YOUR TASK
Please transcribe the listing below in full and word for word, without its pictures.

DATA SEGMENT
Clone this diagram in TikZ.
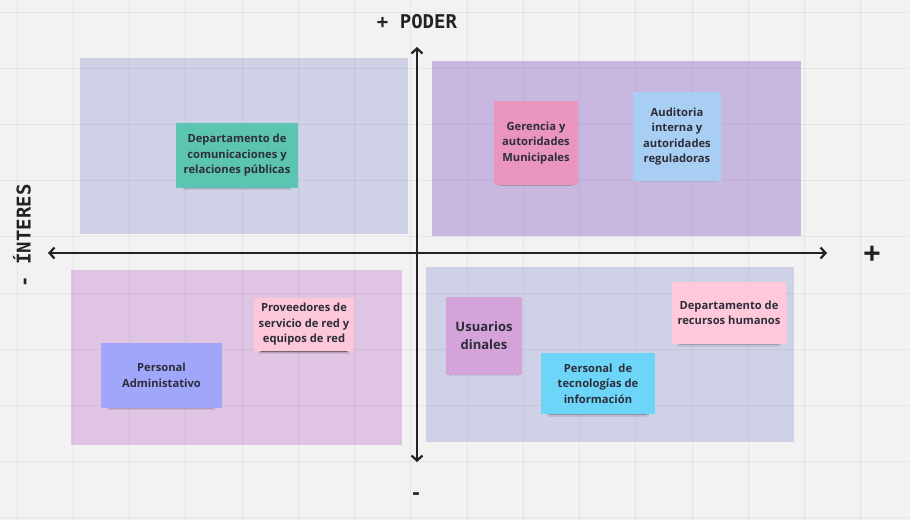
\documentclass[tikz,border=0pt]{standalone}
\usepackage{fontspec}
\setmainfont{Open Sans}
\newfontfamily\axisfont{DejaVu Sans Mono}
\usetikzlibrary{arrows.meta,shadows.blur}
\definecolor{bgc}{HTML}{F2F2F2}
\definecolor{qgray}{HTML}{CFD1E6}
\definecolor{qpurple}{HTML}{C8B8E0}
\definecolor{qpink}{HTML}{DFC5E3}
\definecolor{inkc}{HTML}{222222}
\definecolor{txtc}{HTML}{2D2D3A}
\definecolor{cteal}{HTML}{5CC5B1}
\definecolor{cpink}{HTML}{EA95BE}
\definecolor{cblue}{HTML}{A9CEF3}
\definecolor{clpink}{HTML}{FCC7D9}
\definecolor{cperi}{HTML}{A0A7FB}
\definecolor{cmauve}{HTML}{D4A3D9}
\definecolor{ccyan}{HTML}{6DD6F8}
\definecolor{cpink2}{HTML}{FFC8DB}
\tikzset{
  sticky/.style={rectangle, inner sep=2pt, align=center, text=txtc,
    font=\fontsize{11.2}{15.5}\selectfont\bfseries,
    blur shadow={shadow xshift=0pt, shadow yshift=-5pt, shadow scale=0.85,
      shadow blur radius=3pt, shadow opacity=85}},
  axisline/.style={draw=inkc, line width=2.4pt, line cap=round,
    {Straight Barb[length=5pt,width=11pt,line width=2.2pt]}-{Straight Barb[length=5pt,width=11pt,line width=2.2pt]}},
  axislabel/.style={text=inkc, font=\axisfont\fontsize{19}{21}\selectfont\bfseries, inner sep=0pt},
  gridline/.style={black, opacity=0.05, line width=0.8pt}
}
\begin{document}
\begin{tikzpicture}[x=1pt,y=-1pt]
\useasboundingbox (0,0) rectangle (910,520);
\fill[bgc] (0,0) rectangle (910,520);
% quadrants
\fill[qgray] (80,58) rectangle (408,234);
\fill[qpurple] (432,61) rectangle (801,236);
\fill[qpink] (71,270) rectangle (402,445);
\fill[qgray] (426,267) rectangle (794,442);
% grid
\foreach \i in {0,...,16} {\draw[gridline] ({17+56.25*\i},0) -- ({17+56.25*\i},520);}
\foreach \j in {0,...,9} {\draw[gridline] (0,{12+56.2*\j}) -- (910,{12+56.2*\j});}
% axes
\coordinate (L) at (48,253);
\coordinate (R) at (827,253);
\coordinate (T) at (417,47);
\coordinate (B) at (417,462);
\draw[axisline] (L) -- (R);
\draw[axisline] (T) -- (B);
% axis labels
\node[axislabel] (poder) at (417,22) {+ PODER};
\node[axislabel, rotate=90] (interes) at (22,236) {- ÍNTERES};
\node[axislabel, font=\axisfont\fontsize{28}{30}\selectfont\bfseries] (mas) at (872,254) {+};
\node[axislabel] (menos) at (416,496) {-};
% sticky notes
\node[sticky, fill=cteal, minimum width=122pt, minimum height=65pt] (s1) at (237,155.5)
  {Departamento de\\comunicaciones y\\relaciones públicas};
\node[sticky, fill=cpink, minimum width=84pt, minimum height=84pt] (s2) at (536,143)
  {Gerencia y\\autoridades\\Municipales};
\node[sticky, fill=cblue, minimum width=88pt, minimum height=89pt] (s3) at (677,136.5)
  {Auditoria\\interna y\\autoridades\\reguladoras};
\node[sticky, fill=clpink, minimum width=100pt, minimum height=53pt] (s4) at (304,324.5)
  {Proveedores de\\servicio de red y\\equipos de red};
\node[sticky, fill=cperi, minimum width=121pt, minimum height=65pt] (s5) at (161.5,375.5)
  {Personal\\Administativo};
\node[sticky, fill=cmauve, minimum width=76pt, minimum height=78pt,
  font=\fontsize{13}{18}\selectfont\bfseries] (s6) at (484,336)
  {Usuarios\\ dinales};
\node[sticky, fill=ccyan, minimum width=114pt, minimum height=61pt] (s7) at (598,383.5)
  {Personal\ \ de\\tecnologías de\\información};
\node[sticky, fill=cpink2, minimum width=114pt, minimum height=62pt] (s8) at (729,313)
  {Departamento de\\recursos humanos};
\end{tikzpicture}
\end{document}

FINISHED ANSWER
Clone this diagram in TikZ.
\documentclass[tikz,border=0pt]{standalone}
\usepackage{fontspec}
\setmainfont{Open Sans}
\newfontfamily\axisfont{DejaVu Sans Mono}
\usetikzlibrary{arrows.meta,shadows.blur}
\definecolor{bgc}{HTML}{F2F2F2}
\definecolor{qgray}{HTML}{CFD1E6}
\definecolor{qpurple}{HTML}{C8B8E0}
\definecolor{qpink}{HTML}{DFC5E3}
\definecolor{inkc}{HTML}{222222}
\definecolor{txtc}{HTML}{2D2D3A}
\definecolor{cteal}{HTML}{5CC5B1}
\definecolor{cpink}{HTML}{EA95BE}
\definecolor{cblue}{HTML}{A9CEF3}
\definecolor{clpink}{HTML}{FCC7D9}
\definecolor{cperi}{HTML}{A0A7FB}
\definecolor{cmauve}{HTML}{D4A3D9}
\definecolor{ccyan}{HTML}{6DD6F8}
\definecolor{cpink2}{HTML}{FFC8DB}
\tikzset{
  sticky/.style={rectangle, inner sep=2pt, align=center, text=txtc,
    font=\fontsize{11.2}{15.5}\selectfont\bfseries,
    blur shadow={shadow xshift=0pt, shadow yshift=-5pt, shadow scale=0.85,
      shadow blur radius=3pt, shadow opacity=85}},
  axisline/.style={draw=inkc, line width=2.4pt, line cap=round,
    {Straight Barb[length=5pt,width=11pt,line width=2.2pt]}-{Straight Barb[length=5pt,width=11pt,line width=2.2pt]}},
  axislabel/.style={text=inkc, font=\axisfont\fontsize{19}{21}\selectfont\bfseries, inner sep=0pt},
  gridline/.style={black, opacity=0.05, line width=0.8pt}
}
\begin{document}
\begin{tikzpicture}[x=1pt,y=-1pt]
\useasboundingbox (0,0) rectangle (910,520);
\fill[bgc] (0,0) rectangle (910,520);
% quadrants
\fill[qgray] (80,58) rectangle (408,234);
\fill[qpurple] (432,61) rectangle (801,236);
\fill[qpink] (71,270) rectangle (402,445);
\fill[qgray] (426,267) rectangle (794,442);
% grid
\foreach \i in {0,...,16} {\draw[gridline] ({17+56.25*\i},0) -- ({17+56.25*\i},520);}
\foreach \j in {0,...,9} {\draw[gridline] (0,{12+56.2*\j}) -- (910,{12+56.2*\j});}
% axes
\coordinate (L) at (48,253);
\coordinate (R) at (827,253);
\coordinate (T) at (417,47);
\coordinate (B) at (417,462);
\draw[axisline] (L) -- (R);
\draw[axisline] (T) -- (B);
% axis labels
\node[axislabel] (poder) at (417,22) {+ PODER};
\node[axislabel, rotate=90] (interes) at (22,236) {- ÍNTERES};
\node[axislabel, font=\axisfont\fontsize{28}{30}\selectfont\bfseries] (mas) at (872,254) {+};
\node[axislabel] (menos) at (416,496) {-};
% sticky notes
\node[sticky, fill=cteal, minimum width=122pt, minimum height=65pt] (s1) at (237,155.5)
  {Departamento de\\comunicaciones y\\relaciones públicas};
\node[sticky, fill=cpink, minimum width=84pt, minimum height=84pt] (s2) at (536,143)
  {Gerencia y\\autoridades\\Municipales};
\node[sticky, fill=cblue, minimum width=88pt, minimum height=89pt] (s3) at (677,136.5)
  {Auditoria\\interna y\\autoridades\\reguladoras};
\node[sticky, fill=clpink, minimum width=100pt, minimum height=53pt] (s4) at (304,324.5)
  {Proveedores de\\servicio de red y\\equipos de red};
\node[sticky, fill=cperi, minimum width=121pt, minimum height=65pt] (s5) at (161.5,375.5)
  {Personal\\Administativo};
\node[sticky, fill=cmauve, minimum width=76pt, minimum height=78pt,
  font=\fontsize{13}{18}\selectfont\bfseries] (s6) at (484,336)
  {Usuarios\\ dinales};
\node[sticky, fill=ccyan, minimum width=114pt, minimum height=61pt] (s7) at (598,383.5)
  {Personal\ \ de\\tecnologías de\\información};
\node[sticky, fill=cpink2, minimum width=114pt, minimum height=62pt] (s8) at (729,313)
  {Departamento de\\recursos humanos};
\end{tikzpicture}
\end{document}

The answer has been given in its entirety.